Closing the Deal and Post-Acquisition Integration

The final stage is the legal transfer of ownership. This involves the drafting of an Asset Purchase Agreement (APA) or a Stock Purchase Agreement (SPA). Most small business deals are asset purchases, as they allow the buyer to “step up” the basis of the assets for tax depreciation and avoid inheriting the seller’s unknown past liabilities.

Finalizing the Legal Framework

At closing, funds are wired, often through an escrow agent, and the keys (both physical and digital) are handed over. This is the culmination of months of legal drafting regarding non-compete agreements—ensuring the seller doesn’t start a rival shop next door—and training agreements, where the seller stays on for a few weeks or months to transition client relationships and operational knowledge.

The First 90 Days: Transitioning Ownership

The “Money” aspect of buying a business doesn’t end at closing; it shifts toward capital preservation and growth.
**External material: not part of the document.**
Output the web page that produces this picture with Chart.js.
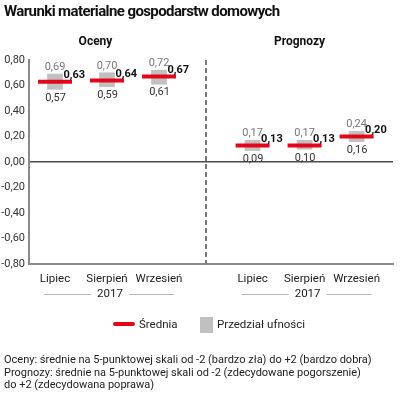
<!DOCTYPE html>
<html>
<head>
<meta charset="utf-8">
<script src="https://cdn.jsdelivr.net/npm/chart.js@4"></script>
<style>
  html, body { margin:0; padding:0; background:#fff; }
  #wrap { position:relative; width:400px; height:399px; overflow:hidden; font-family: Roboto, "Noto Sans", sans-serif; color:#222; }
  #title { position:absolute; left:4px; top:2px; font-weight:bold; font-size:15px; letter-spacing:-0.6px; color:#111; white-space:nowrap; }
  canvas { position:absolute; left:0; top:0; }
  .leg { position:absolute; font-size:11.5px; color:#222; white-space:nowrap; }
  #foot { position:absolute; left:4px; top:354px; font-size:11px; line-height:12.5px; color:#222; white-space:nowrap; }
</style>
</head>
<body>
<div id="wrap">
  <canvas id="c" width="400" height="399"></canvas>
  <div id="title">Warunki materialne gospodarstw domowych</div>
  <div class="leg" style="left:113px;top:322px;width:22px;height:4px;background:#e3061a;border-radius:2px;"></div>
  <div class="leg" id="l1" style="left:139px;top:317px;">Średnia</div>
  <div class="leg" style="left:200px;top:317px;width:13px;height:16px;background:#c0c0c0;"></div>
  <div class="leg" id="l2" style="left:217px;top:317px;">Przedział ufności</div>
  <div id="foot">Oceny: średnie na 5-punktowej skali od -2 (bardzo zła) do +2 (bardzo dobra)<br>Prognozy: średnie na 5-punktowej skali od -2 (zdecydowane pogorszenie)<br>do +2 (zdecydowana poprawa)</div>
</div>
<script>
// ---- data ----
const categories = ['Lipiec', 'Sierpień', 'Wrzesień'];
const groupNames = ['Oceny', 'Prognozy'];
const yearLabel = '2017';
const ocenyMean = [0.63, 0.64, 0.67];
const ocenyLow  = [0.57, 0.59, 0.61];
const ocenyHigh = [0.69, 0.70, 0.72];
const prognozyMean = [0.13, 0.13, 0.20];
const prognozyLow  = [0.09, 0.10, 0.16];
const prognozyHigh = [0.17, 0.17, 0.24];
const yMin = -0.8, yMax = 0.8, yStep = 0.2;

// ---- layout (positions of groups on linear x scale) ----
const groupStart = [0, 3.8];
const dividerX = 2.9;

const means = [ocenyMean, prognozyMean];
const lows = [ocenyLow, prognozyLow];
const highs = [ocenyHigh, prognozyHigh];

const barData = [], meanData = [], xPos = [], xLab = [];
groupStart.forEach((g, gi) => {
  categories.forEach((c, ci) => {
    const x = g + ci;
    xPos.push(x); xLab.push(c);
    barData.push({ x: x, y: [lows[gi][ci], highs[gi][ci]] });
    meanData.push({ x: x, y: means[gi][ci] });
  });
});

const fmt = v => v.toFixed(2).replace('.', ',');
const FONT = 'Roboto, "Noto Sans", sans-serif';

const extras = {
  id: 'extras',
  beforeDatasetsDraw(chart) {
    const { ctx, chartArea: a, scales: { x, y } } = chart;
    ctx.save();
    ctx.strokeStyle = '#7a7a7a';
    ctx.lineWidth = 2;
    ctx.setLineDash([5, 3]);
    const dx = Math.round(x.getPixelForValue(dividerX));
    ctx.beginPath(); ctx.moveTo(dx, a.top); ctx.lineTo(dx, a.bottom); ctx.stroke();
    ctx.restore();
  },
  afterDatasetsDraw(chart) {
    const { ctx, chartArea: a, scales: { x, y } } = chart;
    ctx.save();
    ctx.textBaseline = 'middle';
    groupStart.forEach((g, gi) => {
      categories.forEach((c, ci) => {
        const px = x.getPixelForValue(g + ci);
        const yh = y.getPixelForValue(highs[gi][ci]);
        const yl = y.getPixelForValue(lows[gi][ci]);
        const ym = y.getPixelForValue(means[gi][ci]);
        ctx.font = '11px ' + FONT;
        ctx.textAlign = 'center';
        ctx.fillStyle = '#777';
        ctx.fillText(fmt(highs[gi][ci]), px, yh - 7);
        ctx.fillStyle = '#333';
        ctx.fillText(fmt(lows[gi][ci]), px + 0.5, yl + 8.5);
        ctx.font = 'bold 11px ' + FONT;
        ctx.textAlign = 'left';
        ctx.fillStyle = '#111';
        ctx.fillText(fmt(means[gi][ci]), px + 8.5, ym - 6.5);
      });
      // group header
      const p0 = x.getPixelForValue(g), p2 = x.getPixelForValue(g + 2);
      const mid = (p0 + p2) / 2;
      ctx.font = 'bold 12px ' + FONT;
      ctx.textAlign = 'center';
      ctx.fillStyle = '#111';
      ctx.fillText(groupNames[gi], mid - (gi === 0 ? 11.5 : 5), 42);
      // year label with lines
      ctx.font = '11.5px ' + FONT;
      ctx.fillStyle = '#222';
      const yc = mid + 3;
      ctx.fillText(yearLabel, yc, 294);
      const w = ctx.measureText(yearLabel).width;
      ctx.strokeStyle = '#b5b5b5';
      ctx.lineWidth = 1;
      ctx.beginPath();
      ctx.moveTo(p0 - 11, 294.5); ctx.lineTo(yc - w / 2 - 6, 294.5);
      ctx.moveTo(yc + w / 2 + 6, 294.5); ctx.lineTo(p2 + 15, 294.5);
      ctx.stroke();
    });
    ctx.restore();
  }
};

new Chart(document.getElementById('c'), {
  type: 'bar',
  data: {
    datasets: [
      {
        type: 'scatter',
        label: 'Średnia',
        data: meanData,
        pointStyle: 'line',
        pointRadius: 17,
        pointHoverRadius: 17,
        borderColor: '#e3061a',
        backgroundColor: '#e3061a',
        pointBorderWidth: 4,
        borderWidth: 4,
        clip: false,
        order: 0
      },
      {
        type: 'bar',
        label: 'Przedział ufności',
        data: barData,
        backgroundColor: '#c0c0c0',
        barThickness: 15,
        borderWidth: 0,
        borderSkipped: false,
        order: 1
      }
    ]
  },
  options: {
    responsive: false,
    animation: false,
    events: [],
    layout: { autoPadding: false, padding: { top: 60, right: 7, bottom: 105, left: 0 } },
    plugins: { legend: { display: false }, tooltip: { enabled: false } },
    scales: {
      x: {
        type: 'linear',
        min: -0.5, max: 6.5,
        offset: false,
        afterBuildTicks: s => { s.ticks = xPos.map(v => ({ value: v })); },
        afterFit: s => { s.height = 30; },
        ticks: {
          autoSkip: false,
          maxRotation: 0,
          padding: 8,
          font: { size: 11.5, family: FONT },
          color: '#222',
          callback: (v, i) => xLab[i]
        },
        grid: { display: false, drawTicks: false },
        border: { display: true, color: '#8a8a8a', width: 2 }
      },
      y: {
        min: yMin, max: yMax,
        afterFit: s => { s.width = 29; },
        afterBuildTicks: s => {
          const t = [];
          for (let v = yMin; v <= yMax + 1e-9; v += yStep) t.push({ value: Math.round(v * 100) / 100 });
          s.ticks = t;
        },
        ticks: {
          padding: 4,
          font: { size: 11, family: FONT },
          color: '#333',
          callback: v => fmt(v)
        },
        grid: {
          drawTicks: false,
          color: c => (c.tick && c.tick.value === 0) ? '#4a4a4a' : 'rgba(0,0,0,0)',
          lineWidth: c => (c.tick && c.tick.value === 0) ? 1.5 : 0
        },
        border: { display: true, color: '#8a8a8a', width: 2 }
      }
    }
  },
  plugins: [extras]
});
</script>
</body>
</html>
The first 90 days are critical for stabilizing the investment. The new owner must focus on “low-hanging fruit”—immediate improvements in billing cycles, cutting redundant costs, or implementing modern software to increase efficiency. The goal is to ensure that the cash flow remains steady while the new owner learns the nuances of the industry. Successful acquisition entrepreneurs don’t look to change everything on Day 1; they look to protect the existing cash flow that justified the investment in the first place.

In conclusion, buying a business is one of the most effective ways to build wealth, provided it is approached with a disciplined, analytical mindset. By focusing on rigorous due diligence, sensible valuation multiples, and a clear transition strategy, an investor can bypass the “startup” phase and move directly into the role of a profitable business leader. It is a journey of turning capital into a living, breathing financial engine.